Example ODE 1
Solve an ordinary second order differential equation in $y(x)$ with constant
coefficients:
$$ a\, y'' + b\, y' + c\, y = 0 $$
Operator Calculus enables us to abstract as much as possible from the solution
$y(x)$ :
$$ \left[ a \left( \frac{d}{dx} \right)^2 + \, b \, \frac{d}{dx} + c \right]
y(x) = 0 $$
What we are going to do next is, don't be surprised: decompose into
factors.

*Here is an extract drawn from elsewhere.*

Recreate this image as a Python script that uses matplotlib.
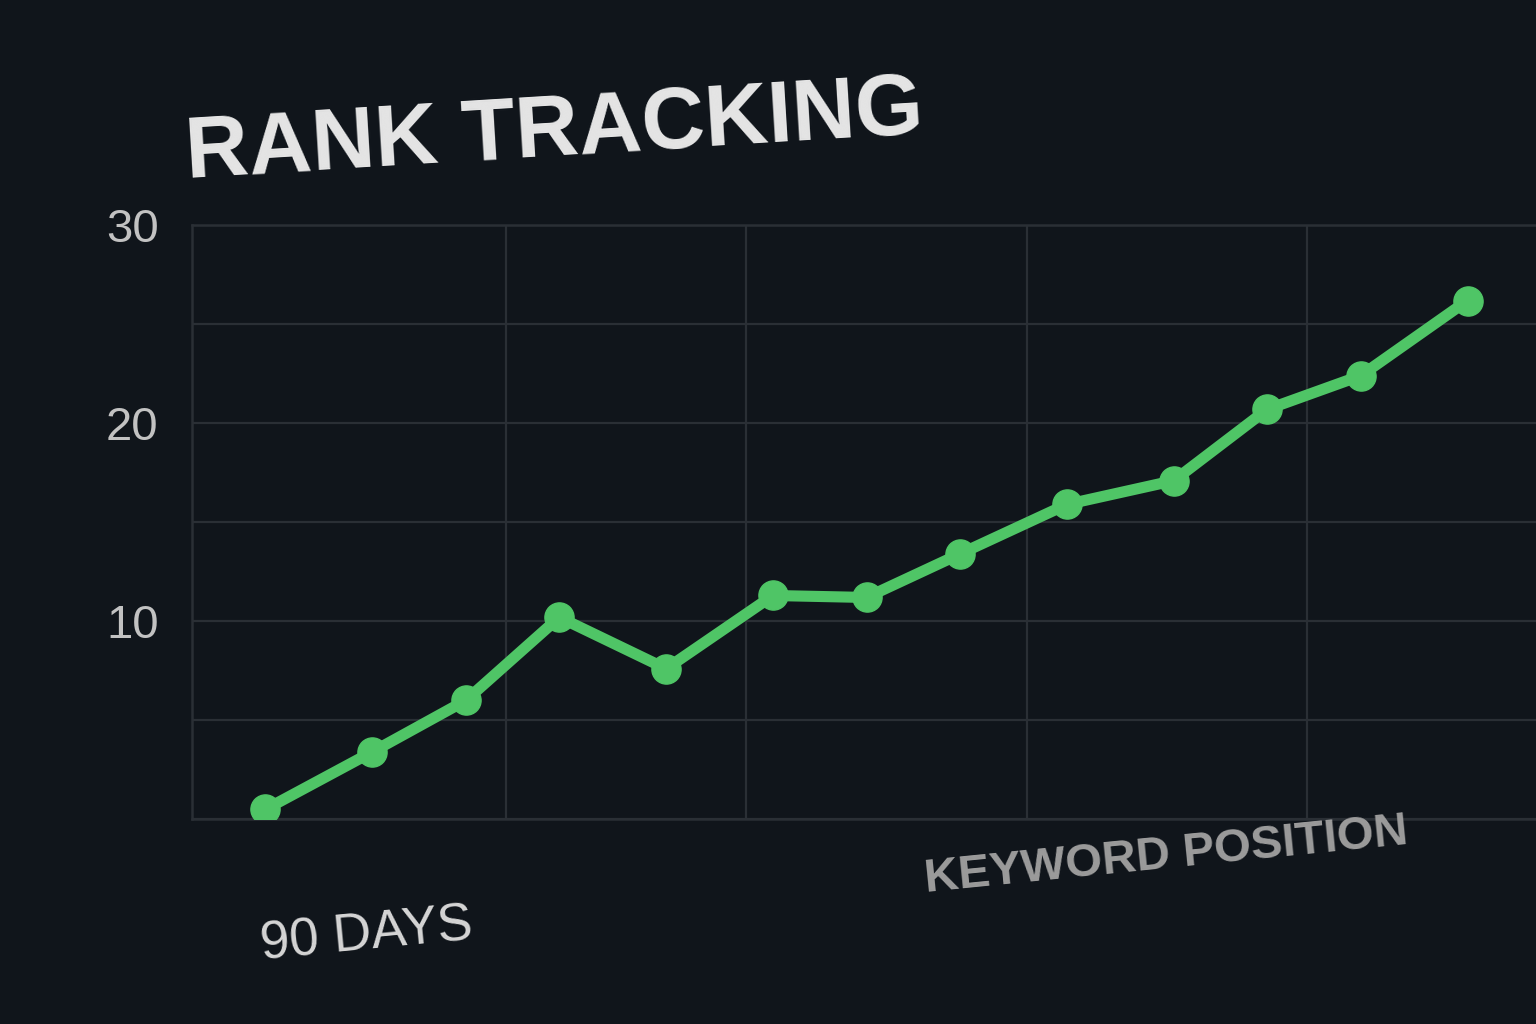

We are (almost) forced to do so, because the operator $(d/dx)$ and
the constants $a$, $b$ and $c$ mutually behave as if they were ordinary
numbers: the commutator of a differentiation and a constant is zero. Remember
that the commutative law for (linear) operators is the only thing which could
be deviant from algebra with numbers.
$$ a \left(\frac{d}{dx} \right)^2 + b \left(\frac{d}{dx} \right) + c =
\left( \frac{d}{dx} - \lambda_1 \right)
\left( \frac{d}{dx} - \lambda_2 \right) $$
$\lambda_1$ and $\lambda_2$ are roots of the so-called characteristic
equation:
$$ a \lambda^2 + b \lambda + c = 0 $$
Herewith, the differential equation can be rewritten as:
$$ \left(\frac{d}{dx} - \lambda_1 \right)

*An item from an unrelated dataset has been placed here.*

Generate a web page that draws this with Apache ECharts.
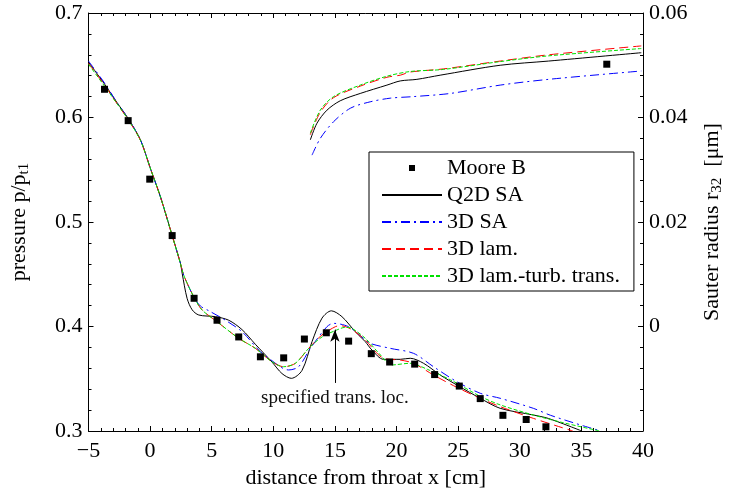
<!DOCTYPE html>
<html>
<head>
<meta charset="utf-8">
<script src="https://cdn.jsdelivr.net/npm/echarts@6/dist/echarts.min.js"></script>
<style>html,body{margin:0;padding:0;background:#fff}#main{width:743px;height:494px}</style>
</head>
<body>
<div id="main"></div>
<script>
// measured pressure (Moore B) and one Sauter radius point
var mooreP = [[-3.70,0.627],[-1.78,0.597],[-0.03,0.541],[1.79,0.487],[3.57,0.427],[5.43,0.406],
  [7.19,0.390],[8.95,0.371],[10.84,0.370],[12.52,0.388],[14.30,0.394],[16.11,0.386],[17.95,0.374],
  [19.44,0.366],[21.47,0.364],[23.09,0.354],[25.09,0.343],[26.79,0.331],[28.63,0.315],[30.52,0.311],[32.12,0.304]];
var mooreR = [[37.06,0.0502]];

// pressure curves (left axis)
var q2dP = [[-5,0.653],[-3.7,0.632],[-2.67,0.614],[-1.78,0.599],[-0.78,0.5785],[0.03,0.551],[0.84,0.524],
  [1.79,0.487],[2.46,0.4605],[2.6,0.451],[3.0,0.427],[3.41,0.416],[3.95,0.411],[5.3,0.4094],[6.38,0.406],
  [7.46,0.397],[8.54,0.383],[9.89,0.366],[10.7,0.355],[11.46,0.3504],[12.33,0.358],[13.14,0.3855],
  [13.95,0.408],[14.71,0.415],[15.57,0.4094],[16.65,0.395],[17.46,0.3855],[18.0,0.3775],[18.94,0.3686],
  [20.3,0.3686],[21.11,0.3696],[22.19,0.3648],[23.54,0.3536],[25.03,0.3431],[26.79,0.3313],[28.41,0.3217],
  [31.1,0.3153],[32.33,0.312],[35.03,0.300]];
var sa3dP = [[-5,0.654],[-3.7,0.633],[-2.67,0.614],[-1.78,0.599],[-0.78,0.5785],[0.03,0.551],[0.84,0.524],
  [1.79,0.487],[2.46,0.4605],[2.73,0.449],[3.54,0.4285],[4.08,0.4196],[4.76,0.4151],[6.11,0.406],
  [7.46,0.395],[8.81,0.3775],[9.62,0.3696],[11.24,0.3584],[12.05,0.3615],[13.0,0.379],[14.35,0.3998],
  [14.89,0.403],[16.11,0.3998],[17.19,0.390],[17.86,0.3839],[19.49,0.3791],[21.38,0.3743],[23.0,0.3615],
  [24.89,0.3472],[26.79,0.3361],[28.41,0.3313],[31.1,0.3217],[32.5,0.315],[35.2,0.3048],[36.6,0.300]];
var lamP = [[-5,0.652],[-3.7,0.631],[-2.67,0.613],[-1.78,0.598],[-0.78,0.578],[0.03,0.551],[0.84,0.524],
  [1.79,0.487],[2.46,0.4605],[2.73,0.449],[3.54,0.4285],[4.22,0.4158],[5.43,0.4046],[7.19,0.3887],
  [8.54,0.3791],[9.89,0.3663],[10.84,0.3615],[11.79,0.3648],[12.87,0.3791],[13.95,0.3919],[15.03,0.3998],
  [15.43,0.4008],[16.38,0.397],[17.46,0.3870],[18.94,0.3696],[20.3,0.3679],[21.38,0.3648],[23.0,0.3536],
  [24.89,0.3418],[26.79,0.3313],[28.41,0.3233],[31.1,0.3121],[34.3,0.300]];
var transP = [[-5,0.651],[-3.7,0.630],[-2.67,0.613],[-1.78,0.598],[-0.78,0.578],[0.03,0.551],[0.84,0.524],
  [1.79,0.487],[2.46,0.4605],[2.73,0.449],[3.54,0.4285],[4.22,0.4158],[5.43,0.4046],[7.19,0.3887],
  [8.54,0.3791],[9.89,0.3663],[10.84,0.3615],[11.79,0.3648],[12.87,0.3791],[13.95,0.390],[15.16,0.3967],
  [15.84,0.3992],[16.38,0.3982],[17.46,0.3887],[18.6,0.374],[19.6,0.3632],[21.1,0.3648],[22.5,0.359],
  [24.4,0.3488],[26.79,0.3332],[28.41,0.325],[31.1,0.3153],[33.5,0.308],[36.5,0.300]];

// Sauter radius curves (right axis)
var q2dR = [[13.0,0.0357],[13.54,0.0389],[14.35,0.0414],[15.43,0.0432],[17.05,0.0446],[19.22,0.0462],
  [20.3,0.0470],[21.65,0.0473],[23.54,0.0481],[28.41,0.0500],[32.33,0.0508],[39.86,0.0524]];
var sa3dR = [[13.14,0.0328],[13.81,0.0360],[14.89,0.0392],[16.27,0.0418],[17.86,0.0430],[19.49,0.0437],
  [21.38,0.0440],[24.35,0.0446],[28.41,0.0462],[32.33,0.0473],[39.86,0.0489]];
var lamR = [[13.0,0.0367],[13.81,0.0410],[14.89,0.0438],[17.05,0.0460],[19.22,0.0477],[20.3,0.0481],
  [21.1,0.0487],[23.8,0.0493],[28.41,0.0508],[32.33,0.0520],[39.86,0.0537]];
var transR = [[13.0,0.0370],[13.81,0.0414],[14.89,0.0440],[17.05,0.0462],[19.22,0.0479],[21.1,0.0488],
  [23.8,0.0492],[28.41,0.0507],[32.33,0.0518],[39.86,0.0532]];

var transLoc = 15, arrowFrom = 0.346, arrowTo = 0.397;

var FONT = 'Liberation Serif';
var black = '#000';

function tickCfg(len) {
  return { show: true, inside: true, length: len, lineStyle: { color: black, width: 1 } };
}
function minorCfg() {
  return { show: true, splitNumber: 5, length: 3, lineStyle: { color: black, width: 1 } };
}
function lineCfg() {
  return { show: true, onZero: false, lineStyle: { color: black, width: 1 } };
}

var chart = echarts.init(document.getElementById('main'));

function curve(name, data, axis, color, dash) {
  return {
    name: name, type: 'line', data: data, yAxisIndex: axis, showSymbol: false, symbol: 'none',
    smooth: 0.3, silent: true,
    lineStyle: { color: color, width: 1, type: dash },
    itemStyle: { color: color }
  };
}

var dashSA = [9, 4, 2, 4], dashLam = [9, 5], dashTrans = [4, 2];

var q2dSeries = curve('Q2D SA', q2dP, 0, black, 'solid');
q2dSeries.markLine = {
  silent: true, symbol: ['none', 'arrow'], symbolSize: [7, 12], animation: false,
  lineStyle: { color: black, width: 1, type: 'solid' },
  label: { show: true, position: 'start', formatter: 'specified trans. loc.', fontFamily: FONT,
    fontSize: 19, color: '#111', distance: 6 },
  data: [[{ coord: [transLoc, arrowFrom] }, { coord: [transLoc, arrowTo] }]]
};

var subRich = { sub: { fontFamily: FONT, fontSize: 15, color: black, padding: [10, 0, 0, 0], verticalAlign: 'bottom' } };
var noSymbol = { opacity: 0 };

chart.setOption({
  animation: false,
  backgroundColor: '#fff',
  grid: { left: 88, right: 100, top: 13, bottom: 63 },
  legend: {
    orient: 'vertical', left: 369, top: 152, padding: [5, 14, 4, 12], itemGap: 5,
    itemWidth: 60, itemHeight: 6, borderColor: black, borderWidth: 1, backgroundColor: '#fff',
    textStyle: { fontFamily: FONT, fontSize: 22, color: black, lineHeight: 22 },
    data: [
      { name: 'Moore B', icon: 'path://M0,0L1,0L1,1L0,1Z', itemStyle: { color: black, opacity: 1 } },
      { name: 'Q2D SA', itemStyle: noSymbol },
      { name: '3D SA', itemStyle: noSymbol },
      { name: '3D lam.', itemStyle: noSymbol },
      { name: '3D lam.-turb. trans.', itemStyle: noSymbol }
    ]
  },
  xAxis: [{
    type: 'value', min: -5, max: 40, interval: 5, position: 'bottom',
    axisLine: lineCfg(), axisTick: tickCfg(5), minorTick: minorCfg(),
    splitLine: { show: false },
    axisLabel: { fontFamily: FONT, fontSize: 22, color: black, margin: 9,
      formatter: function (v) { return String(v).replace('-', '\u2212'); } },
    name: 'distance from throat x [cm]', nameLocation: 'middle', nameGap: 33,
    nameTextStyle: { fontFamily: FONT, fontSize: 22, color: black }
  }, {
    type: 'value', min: -5, max: 40, interval: 5, position: 'top',
    axisLine: lineCfg(), axisTick: tickCfg(5), minorTick: minorCfg(),
    splitLine: { show: false }, axisLabel: { show: false }
  }],
  yAxis: [{
    type: 'value', min: 0.3, max: 0.7, interval: 0.1, position: 'left',
    axisLine: lineCfg(), axisTick: tickCfg(5), minorTick: minorCfg(),
    splitLine: { show: false },
    axisLabel: { fontFamily: FONT, fontSize: 22, color: black, margin: 6,
      formatter: function (v) { return v.toFixed(1); } },
    name: 'pressure p/p{sub|t1}', nameLocation: 'middle', nameGap: 57, nameRotate: 90,
    nameTextStyle: { fontFamily: FONT, fontSize: 22, color: black, rich: subRich }
  }, {
    type: 'value', min: -0.02, max: 0.06, interval: 0.02, position: 'right',
    axisLine: lineCfg(), axisTick: tickCfg(5), minorTick: minorCfg(),
    splitLine: { show: false },
    axisLabel: { fontFamily: FONT, fontSize: 22, color: black, margin: 6,
      formatter: function (v) { if (v < -0.001) return ''; if (Math.abs(v) < 1e-9) return '0'; return v.toFixed(2); } },
    name: 'Sauter radius r{sub|32}  [\u03bcm]', nameLocation: 'middle', nameGap: 57, nameRotate: 90,
    nameTextStyle: { fontFamily: FONT, fontSize: 22, color: black, rich: subRich }
  }],
  series: [
    { name: 'Moore B', type: 'scatter', data: mooreP, symbol: 'rect', symbolSize: 7,
      itemStyle: { color: black, opacity: 1 }, z: 5, silent: true },
    { name: 'Moore B', type: 'scatter', yAxisIndex: 1, data: mooreR, symbol: 'rect', symbolSize: 7,
      itemStyle: { color: black, opacity: 1 }, z: 5, silent: true },
    q2dSeries,
    curve('3D SA', sa3dP, 0, '#0000ff', dashSA),
    curve('3D lam.', lamP, 0, '#ff0000', dashLam),
    curve('3D lam.-turb. trans.', transP, 0, '#00e000', dashTrans),
    curve('Q2D SA', q2dR, 1, black, 'solid'),
    curve('3D SA', sa3dR, 1, '#0000ff', dashSA),
    curve('3D lam.', lamR, 1, '#ff0000', dashLam),
    curve('3D lam.-turb. trans.', transR, 1, '#00e000', dashTrans)
  ]
});
</script>
</body>
</html>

\left(\frac{d}{dx} - \lambda_2 \right) y(x) = 0 $$
We are going to use now the "very useful formula" from the previous chapter:
$$ \frac{d}{dx} - \lambda_{1,2} =
e^{ - \int - \lambda_{1,2} \, dx} \ \frac{d}{dx}\
e^{ + \int - \lambda_{1,2} \, dx} $$
$$ = e^{\, \lambda_{1,2} x } \ \frac{d}{dx}\ e^{\, - \lambda_{1,2} x } $$
Giving, at last, for the O.D.E.:
$$ e^{ \lambda_1 x } \frac{d}{dx}\ e^{ - \lambda_1 x }
e^{ \lambda_2 x } \frac{d}{dx}\ e^{ - \lambda_2 x } y(x) = 0 $$
Systematic integration is possible now:
$$ e^{-\lambda_1 x} e^{\lambda_2 x} \frac{d}{dx}\ e^{-\lambda_2 x} y(x) = C_1
\quad ; \quad e^{-\lambda_2 x} y(x) = C_1 \int e^{(\lambda_1-\lambda_2)x} \,
dx $$
As has been said, $\lambda$ can be solved from $a\lambda^2 + b\lambda + c = 0$,
a quadratic equation with discriminant: $ D=b^2-4ac$.
Two different cases are to be distinguished.
a) $ \lambda_1 \neq \lambda_2 $:
$$ \int e^{(\lambda_1 - \lambda_2) x} \, dx =
\frac{ e^{(\lambda_1 - \lambda_2) x } }{ \lambda_1 - \lambda_2 } + C_2 $$
Giving as a solution:
$$ y(x) = C_1 e^{\lambda_1 x} + C_2 e^{\lambda_2 x} \qquad
C_1,C_2 \mbox{ arbitrary} $$
b) $ \lambda_1 = \lambda_2 $ :
$$ \int dx = x $$
Giving as a solution:
$$ y(x) = e^{\lambda x} [ C_1.x + C_2 ] \qquad C_1,C_2 \mbox{ arbitrary} $$
The above derivation provides a sharp contrast with the heuristics in common
documents about differential equations. What makes it so special is the fact
that this method leads to the solution in a completely natural way. It is not
necessary, at all, to make some kind of miraculous assumption about the nature
of the solution. In particular, there is nothing mysterious about the special
case $\lambda_1=\lambda_2$. Even there, nothing comes out of the blue sky.